Il fait d'ailleurs presque exception dans le paysage criminel actuel car, depuis quelques années, le nouveau terrain de jeu des malfaiteurs s'est déplacé en Suisse, aux normes de sécurité moins strictes.

"En France, il y a des plafonds fixés par les transporteurs depuis des années mais ce n'est pas le cas en Suisse, où les valeurs transportées sont énormes", explique Yann Sourisseau.

En mai 2017, sept malfrats de la région lyonnaise ont ainsi été arrêtés au retour d'un braquage commis en Suisse. Le butin était colossal: 35 millions d'euros. "Cette affaire a aiguisé les appétits", assure le policier lyonnais.

La culture helvète du cash "implique des transports très réguliers" de liquidités, ajoute-t-il. Y compris la nuit où ils sont plus vulnérables car leur niveau de blindage est allégé pour respecter une législation anti-bruit qui interdit aux véhicules de plus de 3,5 tonnes de circuler.

"Il y a une porosité des milieux à la frontière franco-suisse, on a affaire à des gens qui ont des connaissances familiales, amicales et de fil en aiguille, des connexions se font", ajoute l'enquêteur lyonnais.

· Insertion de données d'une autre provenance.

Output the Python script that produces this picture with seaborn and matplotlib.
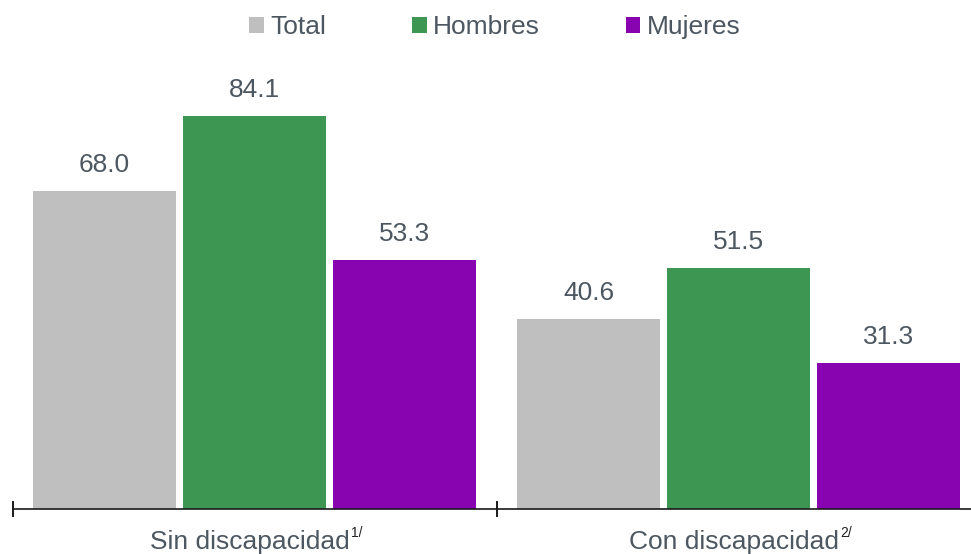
import numpy as np
import pandas as pd
import seaborn as sns
import matplotlib.pyplot as plt
from matplotlib.patches import Patch

# datos
grupos = ['Sin discapacidad', 'Con discapacidad']
notas = ['1/', '2/']
series = ['Total', 'Hombres', 'Mujeres']
total = [68.0, 40.6]
hombres = [84.1, 51.5]
mujeres = [53.3, 31.3]

colores = ['#bfbfbf', '#3d9651', '#8904b1']
gris_texto = '#4d5761'

sns.set_theme(style='white')
plt.rcParams['font.family'] = ['Liberation Sans', 'DejaVu Sans']

df = pd.DataFrame({
    'grupo': grupos * 3,
    'serie': np.repeat(series, 2),
    'valor': total + hombres + mujeres,
})

fig = plt.figure(figsize=(9.71, 5.54), dpi=100)
W, H = 971, 554
ax = fig.add_axes([12.5 / W, 45 / H, 958.5 / W, 467.7 / H])

sns.barplot(data=df, x='grupo', y='valor', hue='serie', hue_order=series,
            order=grupos, palette=colores, width=0.93, gap=0.053,
            saturation=1, linewidth=0, legend=False, ax=ax)

for c in ax.containers:
    ax.bar_label(c, fmt='%.1f', padding=10, fontsize=19, color=gris_texto)

ax.set_xlabel('')
ax.set_ylabel('')
ax.set_yticks([])
for s in ['top', 'right', 'left']:
    ax.spines[s].set_visible(False)
ax.spines['bottom'].set_color('#1a1a1a')
ax.spines['bottom'].set_linewidth(1.2)

# ticks entre grupos
ax.set_xticks([-0.5, 0.5])
ax.set_xticklabels([])
ax.tick_params(axis='x', which='major', direction='inout', length=11,
               width=1.4, color='#1a1a1a', bottom=True)
# etiquetas un poco a la izquierda para dejar sitio al superindice
ax.set_xticks([-0.0093, 0.9907], minor=True)
ax.set_xticklabels(grupos, minor=True, fontsize=19, color=gris_texto)
ax.tick_params(axis='x', which='minor', length=0, pad=15)
ax.set_xlim(-0.5, 1.5 - 9.5 / 484)
ax.set_ylim(0, 100)

# superindices
fig.canvas.draw()
r = fig.canvas.get_renderer()
for lab, nota in zip(ax.get_xticklabels(minor=True), notas):
    bb = lab.get_window_extent(renderer=r)
    fig.text((bb.x1 + 1) / W, (bb.y0 + 17) / H, nota, fontsize=10,
             color='#222222', ha='left', va='baseline')

handles = [Patch(facecolor=c, edgecolor='none') for c in colores]
fig.legend(handles, series, loc='center', bbox_to_anchor=(495 / W, 1 - 27 / H),
           ncol=3, frameon=False, fontsize=19, handlelength=0.55,
           handleheight=0.55, handletextpad=0.25, columnspacing=3.25,
           labelcolor=gris_texto)

fig.savefig('out.png', dpi=100)
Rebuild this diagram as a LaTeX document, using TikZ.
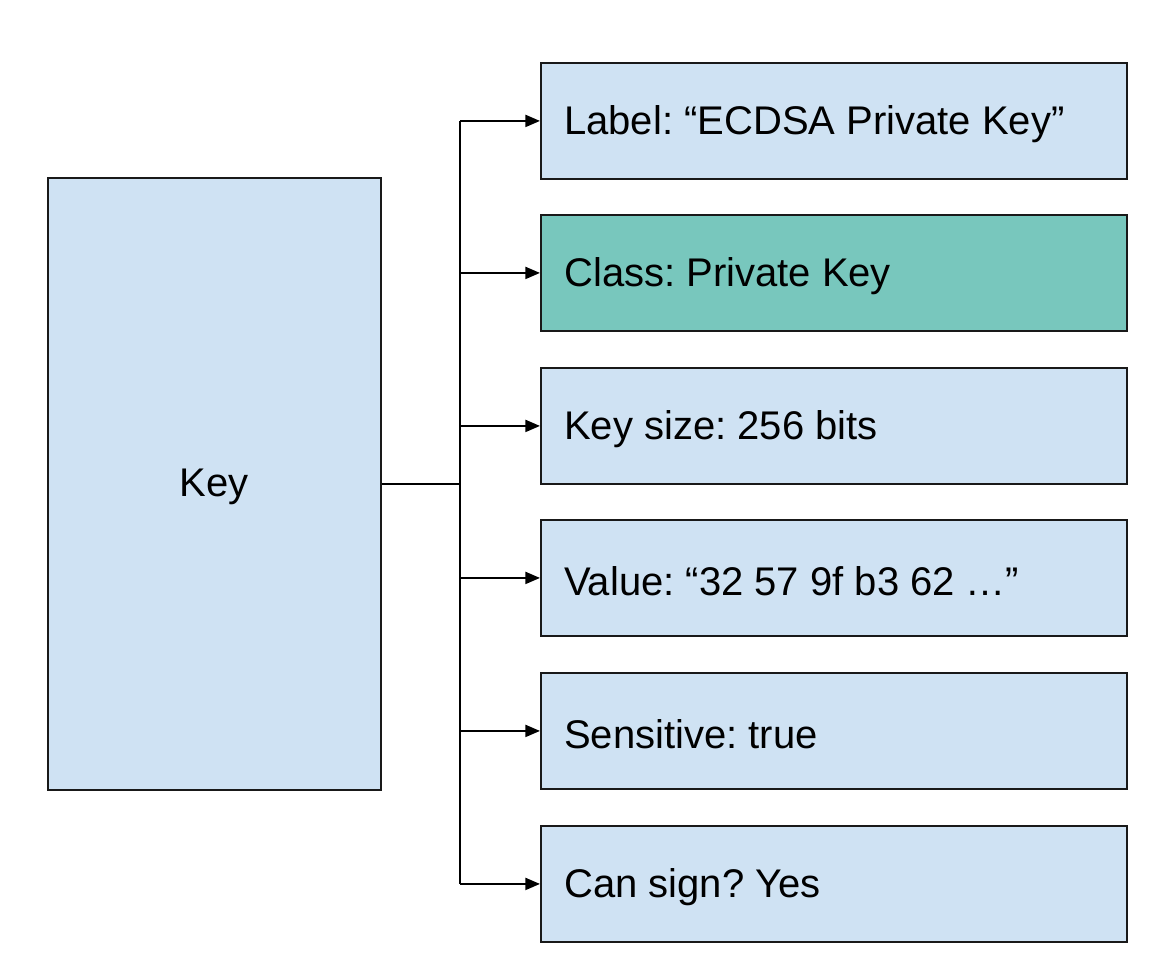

Côté français, la crainte est qu'à l'avenir la Suisse inspire des malfaiteurs au-delà de la région lyonnaise. "Des criminels aguerris et professionnels ont une capacité de projection qui dépasse largement les 300 km", prévient le patron de l'OCLCO. "S'ils ont la certitude de mettre la main sur un butin conséquent, ils vont le faire".